1.25.2010

it's easy

I've been opening up to more people lately than I used to before ... maybe it's because it doesn't exactly hurt very much anymore. Good thing? Yes. The past year and a half have been quite the vertical climb, I have to admit. There are still a lot of times where the memories come back, but hey, I know they are only memories. It was good while it lasted, but things are good right now.
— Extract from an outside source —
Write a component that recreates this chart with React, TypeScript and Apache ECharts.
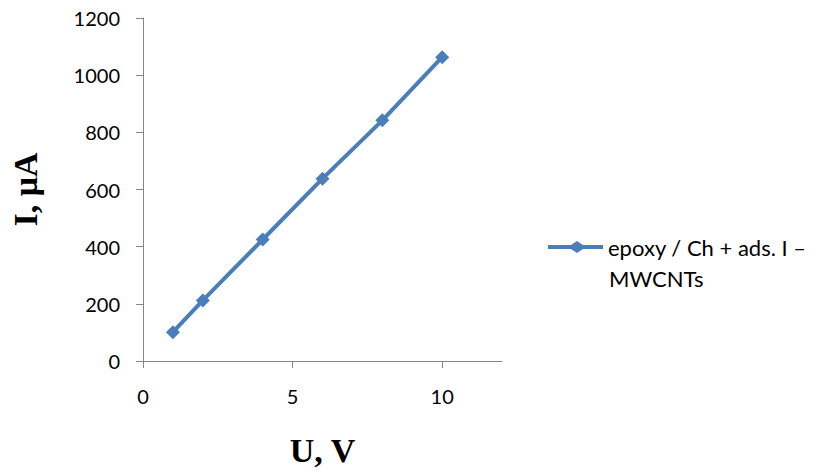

So. Calculus is fun. My professor makes it all simpler, and time goes by faster with him. He's just got this quality that makes me respect him and enjoy learning from him. I hung out with Heather for a little while, I wish we could've spent more time together. I ate dinner alone, which was weird because my iPod died and I didn't bring my laptop in hopes of doing some math (dumb), so I just sat there and thought about things. Art class was really interesting, I love looking at other people's work and today we got to see a lot of stuff my art teacher's done. He is so funny! "I gave this table to my mom and dad and they ruined it. Stupid mom and dad! They're always disappointing me. I'm never giving them another artwork again EVER!" I couldn't help but laugh. Anyway. Walked back to math sciences with Stephanie, we talked about stuff like God existing and other things and it was nice. It always feels like I'm chipping off some of the hurt I have built up inside of me when I talk to other people about it.